[Stated goal] Copy from the first line below down to and including the line with "base = alt.Chart(df)". Skip the pictures.

[Supplied information]
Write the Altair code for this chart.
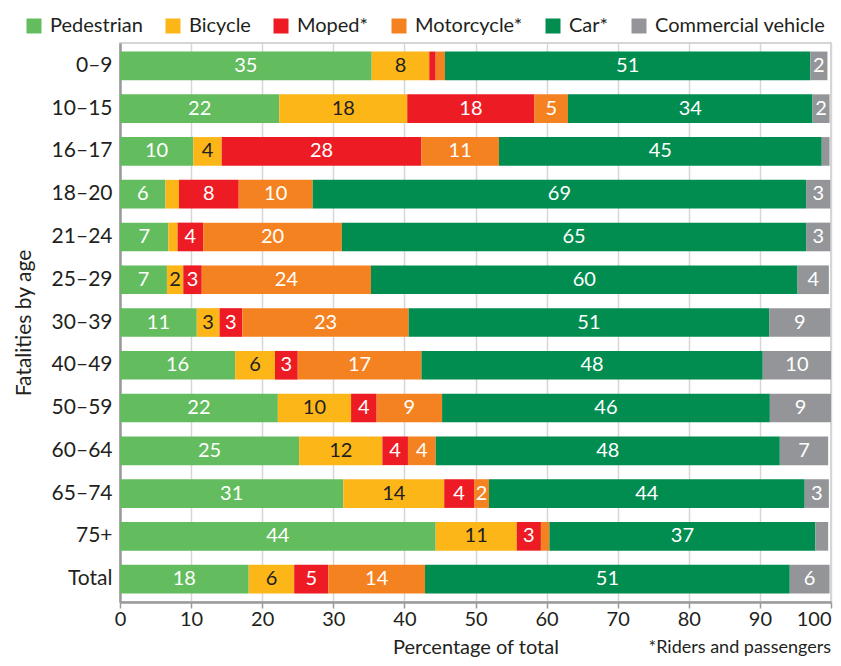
import altair as alt
import pandas as pd

ages = ["0–9", "10–15", "16–17", "18–20", "21–24", "25–29", "30–39",
        "40–49", "50–59", "60–64", "65–74", "75+", "Total"]
categories = ["Pedestrian", "Bicycle", "Moped*", "Motorcycle*", "Car*", "Commercial vehicle"]
colors = ["#63bc5e", "#fcb618", "#ed1c24", "#f58220", "#008d4f", "#939598"]

pedestrian = [35.4, 22.4, 10.3, 6.4, 6.8, 6.6, 10.8, 16.2, 22.2, 25.2, 31.4, 44.4, 18.1]
bicycle    = [8.1, 18.0, 4.0, 1.9, 1.3, 2.3, 3.2, 5.6, 10.3, 11.7, 14.2, 11.4, 6.4]
moped      = [0.9, 17.9, 28.1, 8.4, 3.6, 2.6, 3.2, 3.2, 3.6, 3.6, 4.2, 3.4, 4.8]
motorcycle = [1.3, 4.7, 10.9, 10.4, 19.5, 23.8, 23.4, 17.4, 9.2, 3.9, 2.1, 1.2, 13.6]
car        = [51.4, 34.4, 45.4, 69.4, 65.3, 60.0, 50.7, 48.0, 46.1, 48.4, 44.4, 37.4, 51.3]
commercial = [2.4, 2.4, 1.1, 3.4, 3.4, 4.4, 8.6, 9.6, 8.6, 6.8, 3.4, 1.8, 5.6]

series = [pedestrian, bicycle, moped, motorcycle, car, commercial]

rows = []
for i, age in enumerate(ages):
    start = 0.0
    for k, (cat, vals) in enumerate(zip(categories, series)):
        v = vals[i]
        rows.append(dict(age=age, category=cat, order=k, value=v,
                         start=start, end=start + v, mid=start + v / 2,
                         label=str(int(v + 0.5))))
        start += v
df = pd.DataFrame(rows)

FONT = "Lato"
TXT = "#231f20"

x_scale = alt.Scale(domain=[0, 100], nice=False, zero=True)
y_enc = alt.Y("age:N", sort=ages,
              scale=alt.Scale(paddingInner=0.33, paddingOuter=0.2),
              axis=alt.Axis(title="Fatalities by age", ticks=False, grid=False,
                            domainColor="#9a9a9a", domainWidth=2.5,
                            labelFontSize=21, labelColor=TXT, labelPadding=8,
                            titleFontSize=21, titleFontWeight="normal", titleColor=TXT,
                            titleX=-86, titleBaseline="bottom"))

base = alt.Chart(df)

bars = base.mark_bar(strokeWidth=0).encode(
    x=alt.X("start:Q", scale=x_scale,
            axis=alt.Axis(values=list(range(0, 101, 10)), title="Percentage of total",
                          grid=True, gridColor="#d6d6d6", gridWidth=1.5,
                          domainColor="#9a9a9a", domainWidth=2.5,
                          tickColor="#9a9a9a", tickSize=6, tickWidth=1.5,
                          labelFontSize=20, labelColor=TXT, labelPadding=1,
                          labelAlign={"condition": {"test": "datum.value == 100", "value": "right"},
                                      "value": "center"},
                          titleFontSize=20, titleFontWeight="normal", titleColor=TXT,
                          titleY=51.5, titleBaseline="alphabetic")),
    x2="end:Q",
    y=y_enc,
    color=alt.Color("category:N", scale=alt.Scale(domain=categories, range=colors),
                    legend=alt.Legend(title=None, orient="none", legendX=-96, legendY=-27,
                                      direction="horizontal", columns=6,
                                      symbolType="square", symbolSize=225, symbolStrokeWidth=0,
                                      labelFontSize=20, labelColor=TXT, labelOffset=6,
                                      labelLimit=400, columnPadding=20)),
    order=alt.Order("order:Q"),
)

labels = base.transform_filter("datum.value >= 2").mark_text(
    fontSize=20, font=FONT, baseline="middle", align="center").encode(
    x=alt.X("mid:Q", scale=x_scale),
    y=alt.Y("age:N", sort=ages),
    text="label:N",
    color=alt.condition("datum.category == 'Bicycle'", alt.value(TXT), alt.value("white")),
)

note = alt.Chart(pd.DataFrame({"t": ["*Riders and passengers"]})).mark_text(
    align="right", baseline="alphabetic", fontSize=18, font=FONT, color=TXT).encode(
    x=alt.value(711), y=alt.value(610), text="t:N")

chart = alt.layer(bars, labels, note).properties(
    width=711, height=559,
    autosize=alt.AutoSizeParams(type="none"),
    padding={"left": 112, "top": 35, "right": 2, "bottom": 56},
).configure(font=FONT).configure_view(stroke="#c8c8c8", strokeWidth=1.5)

chart.save("out.html", embed_options={"renderer": "svg", "actions": False})
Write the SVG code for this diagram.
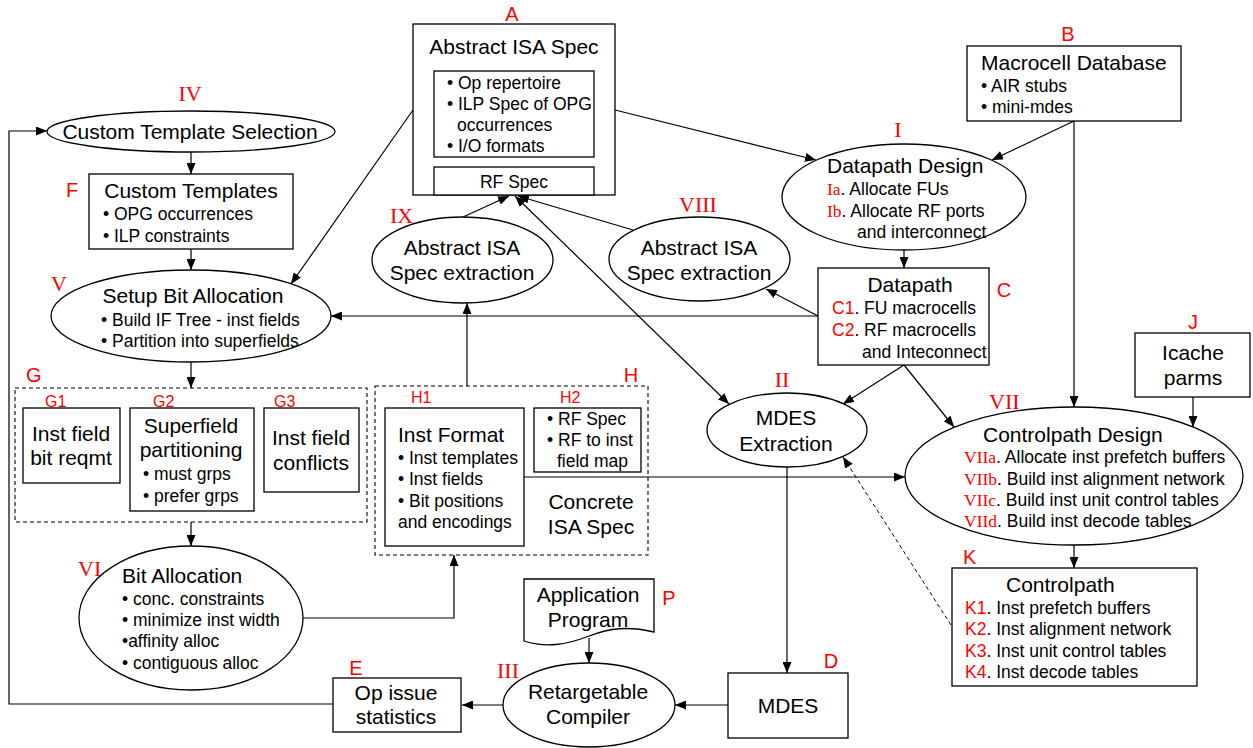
<svg xmlns="http://www.w3.org/2000/svg" width="1253" height="748" viewBox="0 0 1253 748">
<style>
text{font-family:"Liberation Sans",Arial,sans-serif;fill:#000}
.t{font-size:21px}
.b{font-size:17.5px}
.m{text-anchor:middle}
.lbl{fill:#f00;font-size:20px}
.sl{fill:#f00;font-size:16px}
.rn{fill:#f00;font-family:"Liberation Serif","Times New Roman",serif;font-size:22px}
.rs{fill:#f00;font-family:"Liberation Serif","Times New Roman",serif}
.red{fill:#f00}
.box{fill:#fff;stroke:#000;stroke-width:1.3}
.grp{fill:none;stroke:#000;stroke-width:1.1;stroke-dasharray:4,3}
.c{fill:none;stroke:#000;stroke-width:1.2;marker-end:url(#ah)}
.cd{fill:none;stroke:#000;stroke-width:1;stroke-dasharray:4,3;marker-end:url(#ah)}
</style>
<defs>
<marker id="ah" markerUnits="userSpaceOnUse" markerWidth="11" markerHeight="9" refX="11" refY="4.5" orient="auto-start-reverse">
<path d="M0,0 L11,4.5 L0,9 z" fill="#000"/>
</marker>
</defs>
<rect width="1253" height="748" fill="#fff"/>
<g id="connectors">
<line class="c" x1="413" y1="110" x2="291" y2="284"/>
<line class="c" x1="615" y1="110" x2="816" y2="160"/>
<line class="c" x1="1074" y1="121" x2="992" y2="160"/>
<line class="c" x1="1074" y1="121" x2="1074" y2="407"/>
<line class="c" x1="904" y1="250" x2="904" y2="268"/>
<line class="c" x1="191" y1="152" x2="191" y2="174"/>
<line class="c" x1="191" y1="249" x2="191" y2="270"/>
<line class="c" x1="818" y1="316" x2="331" y2="316"/>
<line class="c" x1="818" y1="316" x2="766" y2="289"/>
<line class="c" x1="463" y1="217" x2="509" y2="196"/>
<line class="c" x1="633" y1="230" x2="518" y2="196"/>
<line class="c" x1="515" y1="196" x2="729" y2="404" style="marker-start:url(#ah)"/>
<line class="c" x1="467" y1="386" x2="467" y2="303"/>
<line class="c" x1="191" y1="362" x2="191" y2="388"/>
<line class="c" x1="191" y1="522" x2="191" y2="546"/>
<polyline class="c" points="303,618 454,618 454,555"/>
<line class="c" x1="524" y1="477" x2="905" y2="477"/>
<line class="c" x1="904" y1="365" x2="843" y2="404"/>
<line class="c" x1="904" y1="365" x2="954" y2="427"/>
<line class="c" x1="787" y1="467" x2="787" y2="673"/>
<line class="c" x1="1193" y1="397" x2="1193" y2="427"/>
<line class="c" x1="1074" y1="545" x2="1074" y2="568"/>
<line class="cd" x1="951" y1="625" x2="843" y2="457"/>
<line class="c" x1="728" y1="705" x2="675" y2="705"/>
<line class="c" x1="589" y1="638" x2="589" y2="663"/>
<line class="c" x1="503" y1="705" x2="462" y2="705"/>
<polyline class="c" points="333,704 9,704 9,131 47,131"/>
</g>
<g id="A">
<text class="lbl m" x="512" y="21">A</text>
<rect class="box" x="413" y="24" width="202" height="171"/>
<text class="t m" x="514" y="54">Abstract ISA Spec</text>
<rect class="box" x="434" y="71" width="160" height="86"/>
<text class="b" x="447" y="89">• Op repertoire</text>
<text class="b" x="447" y="110">• ILP Spec of OPG</text>
<text class="b" x="457" y="131">occurrences</text>
<text class="b" x="447" y="152">• I/O formats</text>
<rect class="box" x="434" y="167" width="160" height="28"/>
<text class="b m" x="514" y="188">RF Spec</text>
</g>
<g id="B">
<text class="lbl m" x="1068" y="41">B</text>
<rect class="box" x="967" y="46" width="214" height="75"/>
<text class="t" x="981" y="70">Macrocell Database</text>
<text class="b" x="981" y="92">• AIR stubs</text>
<text class="b" x="981" y="113">• mini-mdes</text>
</g>
<g id="I">
<text class="rn m" x="898" y="137">I</text>
<ellipse class="box" cx="904" cy="197" rx="122" ry="53"/>
<text class="t" x="827" y="173">Datapath Design</text>
<text class="b" x="827" y="195"><tspan class="rs">Ia</tspan>. Allocate FUs</text>
<text class="b" x="827" y="217"><tspan class="rs">Ib</tspan>. Allocate RF ports</text>
<text class="b" x="857" y="238">and interconnect</text>
</g>
<g id="IV">
<text class="rn m" x="190" y="101">IV</text>
<ellipse class="box" cx="191" cy="131.5" rx="144" ry="20.5"/>
<text class="t m" x="190" y="139">Custom Template Selection</text>
</g>
<g id="F">
<text class="lbl m" x="72" y="197">F</text>
<rect class="box" x="89" y="174" width="204" height="75"/>
<text class="t m" x="191" y="198">Custom Templates</text>
<text class="b" x="103" y="220">• OPG occurrences</text>
<text class="b" x="103" y="242">• ILP constraints</text>
</g>
<g id="V">
<text class="rn" x="51" y="291">V</text>
<ellipse class="box" cx="191" cy="316" rx="140" ry="46"/>
<text class="t m" x="193" y="303">Setup Bit Allocation</text>
<text class="b" x="101" y="326">• Build IF Tree - inst fields</text>
<text class="b" x="101" y="347">• Partition into superfields</text>
</g>
<g id="IX">
<text class="rn" x="390" y="223">IX</text>
<ellipse class="box" cx="462.5" cy="260" rx="90.5" ry="43"/>
<text class="t m" x="462" y="255">Abstract ISA</text>
<text class="t m" x="462" y="280">Spec extraction</text>
</g>
<g id="VIII">
<text class="rn m" x="698" y="212">VIII</text>
<ellipse class="box" cx="699.5" cy="259" rx="90.5" ry="42"/>
<text class="t m" x="699" y="255">Abstract ISA</text>
<text class="t m" x="699" y="280">Spec extraction</text>
</g>
<g id="C">
<text class="lbl m" x="1004" y="297">C</text>
<rect class="box" x="818" y="268" width="171" height="97"/>
<text class="t m" x="910" y="292">Datapath</text>
<text class="b" x="832" y="314"><tspan class="red">C1</tspan>. FU macrocells</text>
<text class="b" x="832" y="336"><tspan class="red">C2</tspan>. RF macrocells</text>
<text class="b" x="862" y="358">and Inteconnect</text>
</g>
<g id="J">
<text class="lbl m" x="1193" y="329">J</text>
<rect class="box" x="1135" y="333" width="115" height="64"/>
<text class="t m" x="1193" y="360">Icache</text>
<text class="t m" x="1193" y="385">parms</text>
</g>
<g id="G">
<text class="lbl" x="26" y="382">G</text>
<rect class="grp" x="15" y="388" width="352" height="134"/>
<text class="sl" x="45" y="407">G1</text>
<rect class="box" x="23" y="408" width="97" height="75"/>
<text class="t m" x="71" y="441">Inst field</text>
<text class="t m" x="71" y="465">bit reqmt</text>
<text class="sl" x="153" y="407">G2</text>
<rect class="box" x="130" y="408" width="124" height="103"/>
<text class="t m" x="191" y="433">Superfield</text>
<text class="t m" x="191" y="457">partitioning</text>
<text class="b" x="143" y="480">• must grps</text>
<text class="b" x="143" y="502">• prefer grps</text>
<text class="sl" x="274" y="407">G3</text>
<rect class="box" x="264" y="408" width="95" height="84"/>
<text class="t m" x="311" y="445">Inst field</text>
<text class="t m" x="311" y="470">conflicts</text>
</g>
<g id="H">
<text class="lbl m" x="631" y="382">H</text>
<rect class="grp" x="375" y="386" width="273" height="169"/>
<text class="sl" x="411" y="403">H1</text>
<rect class="box" x="385" y="408" width="139" height="138"/>
<text class="t" x="398" y="442">Inst Format</text>
<text class="b" x="398" y="464">• Inst templates</text>
<text class="b" x="398" y="485">• Inst fields</text>
<text class="b" x="398" y="507">• Bit positions</text>
<text class="b" x="398" y="528">and encodings</text>
<text class="sl" x="560" y="403">H2</text>
<rect class="box" x="534" y="408" width="107" height="64"/>
<text class="b" x="547" y="425">• RF Spec</text>
<text class="b" x="547" y="446">• RF to inst</text>
<text class="b" x="557" y="467">field map</text>
<text class="t m" x="591" y="509">Concrete</text>
<text class="t m" x="591" y="534">ISA Spec</text>
</g>
<g id="II">
<text class="rn m" x="782" y="387">II</text>
<ellipse class="box" cx="787" cy="430" rx="80" ry="37"/>
<text class="t m" x="786" y="425">MDES</text>
<text class="t m" x="786" y="451">Extraction</text>
</g>
<g id="VII">
<text class="rn" x="989" y="409">VII</text>
<ellipse class="box" cx="1074" cy="476" rx="169" ry="69"/>
<text class="t" x="983" y="442">Controlpath Design</text>
<text class="b" x="964" y="463"><tspan class="rs">VIIa</tspan>. Allocate inst prefetch buffers</text>
<text class="b" x="964" y="485"><tspan class="rs">VIIb</tspan>. Build inst alignment network</text>
<text class="b" x="964" y="506"><tspan class="rs">VIIc</tspan>. Build inst unit control tables</text>
<text class="b" x="964" y="527"><tspan class="rs">VIId</tspan>. Build inst decode tables</text>
</g>
<g id="K">
<text class="lbl" x="963" y="564">K</text>
<rect class="box" x="952" y="568" width="245" height="118"/>
<text class="t" x="1006" y="592">Controlpath</text>
<text class="b" x="965" y="614"><tspan class="red">K1</tspan>. Inst prefetch buffers</text>
<text class="b" x="965" y="635"><tspan class="red">K2</tspan>. Inst alignment network</text>
<text class="b" x="965" y="657"><tspan class="red">K3</tspan>. Inst unit control tables</text>
<text class="b" x="965" y="678"><tspan class="red">K4</tspan>. Inst decode tables</text>
</g>
<g id="VI">
<text class="rn" x="78" y="576">VI</text>
<ellipse class="box" cx="191" cy="618" rx="112" ry="72"/>
<text class="t" x="122" y="583">Bit Allocation</text>
<text class="b" x="122" y="605">• conc. constraints</text>
<text class="b" x="122" y="626">• minimize inst width</text>
<text class="b" x="122" y="647">•affinity alloc</text>
<text class="b" x="122" y="669">• contiguous alloc</text>
</g>
<g id="P">
<text class="lbl m" x="669" y="605">P</text>
<path class="box" d="M524,579 H654 V632 C628,626 610,628 589,636 C566,645 546,648 524,641 Z"/>
<text class="t m" x="588" y="602">Application</text>
<text class="t m" x="588" y="627">Program</text>
</g>
<g id="III">
<text class="rn" x="497" y="678">III</text>
<ellipse class="box" cx="589" cy="705" rx="86" ry="42"/>
<text class="t m" x="588" y="699">Retargetable</text>
<text class="t m" x="588" y="724">Compiler</text>
</g>
<g id="D">
<text class="lbl m" x="831" y="668">D</text>
<rect class="box" x="728" y="673" width="120" height="65"/>
<text class="t m" x="788" y="713">MDES</text>
</g>
<g id="E">
<text class="lbl m" x="356" y="675">E</text>
<rect class="box" x="333" y="678" width="128" height="54"/>
<text class="t m" x="396" y="700">Op issue</text>
<text class="t m" x="396" y="724">statistics</text>
</g>
</svg>
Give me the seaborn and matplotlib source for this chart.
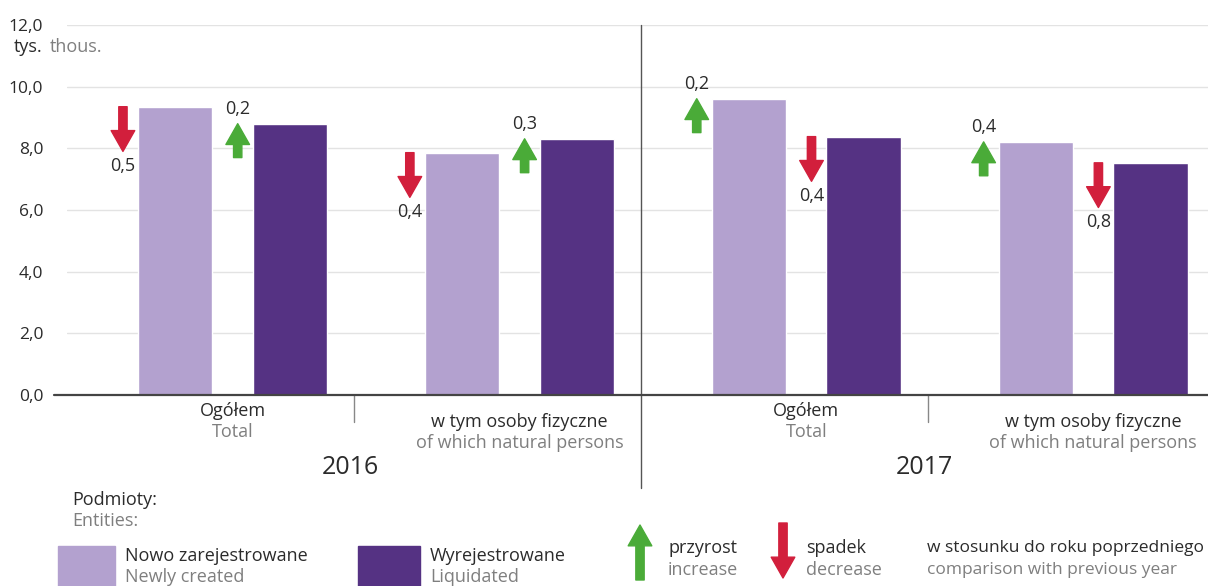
import numpy as np
import pandas as pd
import seaborn as sns
import matplotlib.pyplot as plt
from matplotlib.patches import Rectangle

sns.set_theme(style="white")
plt.rcParams["font.family"] = ["Open Sans", "DejaVu Sans"]

# data (thousands of entities)
years = ["2016", "2017"]
groups_pl = ["Ogółem", "w tym osoby fizyczne"]
groups_en = ["Total", "of which natural persons"]
newly_created = [9.35, 7.86, 9.61, 8.21]
liquidated = [8.80, 8.31, 8.38, 7.53]
change_new = [-0.5, -0.4, 0.2, 0.4]
change_liq = [0.2, 0.3, -0.4, -0.8]
entities = ["Nowo zarejestrowane", "Wyrejestrowane"]

LIGHT = "#b3a1cf"
DARK = "#553283"
RED = "#d21f3c"
GREEN = "#4aab38"
GRAY = "#7f7f7f"
BLACK = "#2b2b2b"
W, H = 1208, 586
FS = 13


def fx(x):
    return x / W


def fy(y):
    return 1 - y / H


def arrow(ax, x, y_tail, y_tip, color, coords="data"):
    ax.annotate("", xy=(x, y_tip), xytext=(x, y_tail),
                xycoords=coords, textcoords=coords,
                arrowprops=dict(arrowstyle="simple,head_length=0.75,"
                                "head_width=0.85,tail_width=0.3",
                                color=color, shrinkA=0, shrinkB=0,
                                mutation_scale=20),
                annotation_clip=False)


def fmt(v):
    return f"{abs(v):.1f}".replace(".", ",")


keys = [f"{y}_{g}" for y in years for g in range(len(groups_pl))]
df = pd.DataFrame({
    "group": keys * 2,
    "entity": [entities[0]] * 4 + [entities[1]] * 4,
    "value": newly_created + liquidated,
})

fig = plt.figure(figsize=(W / 100, H / 100), dpi=100)
ax = fig.add_axes([fx(67), fy(395), 1 - fx(67), 370 / H])

sns.barplot(data=df, x="group", y="value", hue="entity", order=keys,
            palette=[LIGHT, DARK], saturation=1, width=0.8, gap=0.35,
            legend=False, ax=ax)

ax.set_ylim(0, 12)
ax.set_xlim(-0.577, 3.40)
ax.set_yticks(np.arange(0, 13, 2))
ax.set_yticklabels([f"{v:.1f}".replace(".", ",") for v in np.arange(0, 13, 2)])
ax.tick_params(axis="y", length=0, pad=17, labelsize=12.5, labelcolor=BLACK)
ax.set_xticks([])
ax.set_xlabel("")
ax.set_ylabel("")
ax.yaxis.grid(True, color="#e3e3e3", lw=1)
ax.xaxis.grid(False)
ax.set_axisbelow(True)
for s in ax.spines.values():
    s.set_visible(False)

trans = ax.get_xaxis_transform()
ax.plot([-0.011, 1], [0, 0], transform=ax.transAxes, color="#444444",
        lw=1.6, clip_on=False, zorder=5)
for xs in [0.423, 2.423]:
    ax.plot([xs, xs], [0, -0.073], transform=trans, color="#888888",
            lw=1, clip_on=False)
ax.plot([1.423, 1.423], [1, -0.251], transform=trans, color="#555555",
        lw=1, clip_on=False)

# change arrows next to each bar
changes = [change_new, change_liq]
for cont, ch in zip(ax.containers, changes):
    for bar, c in zip(cont, ch):
        x = bar.get_x() - 0.052
        top = bar.get_height()
        if c < 0:
            arrow(ax, x, top, top - 1.45, RED)
            ax.annotate(fmt(c), (x, top - 1.45), xytext=(0, -4),
                        textcoords="offset points", ha="center", va="top",
                        fontsize=FS, color=BLACK)
        else:
            arrow(ax, x, top - 1.1, top, GREEN)
            ax.annotate(fmt(c), (x, top), xytext=(0, 4),
                        textcoords="offset points", ha="center",
                        va="bottom", fontsize=FS, color=BLACK)

# category and year labels
for i, key in enumerate(keys):
    g = i % 2
    dy = 0 if g == 0 else -0.03
    ax.text(i, -0.043 + dy, groups_pl[g], transform=trans, ha="center",
            va="center", fontsize=FS, color=BLACK)
    ax.text(i, -0.1 + dy, groups_en[g], transform=trans, ha="center",
            va="center", fontsize=FS, color=GRAY)
for j, yr in enumerate(years):
    ax.text(2 * j + 0.41, -0.197, yr, transform=trans, ha="center",
            va="center", fontsize=18, color=BLACK)

fig.text(fx(14), fy(47), "tys.", fontsize=FS, color=BLACK, va="center")
fig.text(fx(50), fy(47), "thous.", fontsize=FS, color=GRAY, va="center")

# legend
fig.text(fx(72), fy(500), "Podmioty:", fontsize=FS, color=BLACK,
         va="center")
fig.text(fx(72), fy(521), "Entities:", fontsize=FS, color=GRAY, va="center")
for x0, x1, col, pl, en in [(58, 115, LIGHT, entities[0], "Newly created"),
                            (358, 420, DARK, entities[1], "Liquidated")]:
    fig.patches.append(Rectangle((fx(x0), 0), fx(x1 - x0), fy(546),
                                 transform=fig.transFigure, color=col))
    fig.text(fx(x1 + 10), fy(556), pl, fontsize=FS, color=BLACK,
             va="center")
    fig.text(fx(x1 + 10), fy(577), en, fontsize=FS, color=GRAY, va="center")

arrow(ax, fx(640), fy(580), fy(525), GREEN, coords="figure fraction")
arrow(ax, fx(783), fy(523), fy(578), RED, coords="figure fraction")
for x, pl, en in [(668, "przyrost", "increase"),
                  (806, "spadek", "decrease")]:
    fig.text(fx(x), fy(548), pl, fontsize=FS, color=BLACK, va="center")
    fig.text(fx(x), fy(570), en, fontsize=FS, color=GRAY, va="center")
fig.text(fx(927), fy(548), "w stosunku do roku poprzedniego", fontsize=12.5,
         color=BLACK, va="center")
fig.text(fx(927), fy(570), "comparison with previous year", fontsize=12.5,
         color=GRAY, va="center")

fig.savefig("out.png", dpi=100)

[Output for this exercise]
Write the Altair code for this chart.
import altair as alt
import pandas as pd

ages = ["0–9", "10–15", "16–17", "18–20", "21–24", "25–29", "30–39",
        "40–49", "50–59", "60–64", "65–74", "75+", "Total"]
categories = ["Pedestrian", "Bicycle", "Moped*", "Motorcycle*", "Car*", "Commercial vehicle"]
colors = ["#63bc5e", "#fcb618", "#ed1c24", "#f58220", "#008d4f", "#939598"]

pedestrian = [35.4, 22.4, 10.3, 6.4, 6.8, 6.6, 10.8, 16.2, 22.2, 25.2, 31.4, 44.4, 18.1]
bicycle    = [8.1, 18.0, 4.0, 1.9, 1.3, 2.3, 3.2, 5.6, 10.3, 11.7, 14.2, 11.4, 6.4]
moped      = [0.9, 17.9, 28.1, 8.4, 3.6, 2.6, 3.2, 3.2, 3.6, 3.6, 4.2, 3.4, 4.8]
motorcycle = [1.3, 4.7, 10.9, 10.4, 19.5, 23.8, 23.4, 17.4, 9.2, 3.9, 2.1, 1.2, 13.6]
car        = [51.4, 34.4, 45.4, 69.4, 65.3, 60.0, 50.7, 48.0, 46.1, 48.4, 44.4, 37.4, 51.3]
commercial = [2.4, 2.4, 1.1, 3.4, 3.4, 4.4, 8.6, 9.6, 8.6, 6.8, 3.4, 1.8, 5.6]

series = [pedestrian, bicycle, moped, motorcycle, car, commercial]

rows = []
for i, age in enumerate(ages):
    start = 0.0
    for k, (cat, vals) in enumerate(zip(categories, series)):
        v = vals[i]
        rows.append(dict(age=age, category=cat, order=k, value=v,
                         start=start, end=start + v, mid=start + v / 2,
                         label=str(int(v + 0.5))))
        start += v
df = pd.DataFrame(rows)

FONT = "Lato"
TXT = "#231f20"

x_scale = alt.Scale(domain=[0, 100], nice=False, zero=True)
y_enc = alt.Y("age:N", sort=ages,
              scale=alt.Scale(paddingInner=0.33, paddingOuter=0.2),
              axis=alt.Axis(title="Fatalities by age", ticks=False, grid=False,
                            domainColor="#9a9a9a", domainWidth=2.5,
                            labelFontSize=21, labelColor=TXT, labelPadding=8,
                            titleFontSize=21, titleFontWeight="normal", titleColor=TXT,
                            titleX=-86, titleBaseline="bottom"))

base = alt.Chart(df)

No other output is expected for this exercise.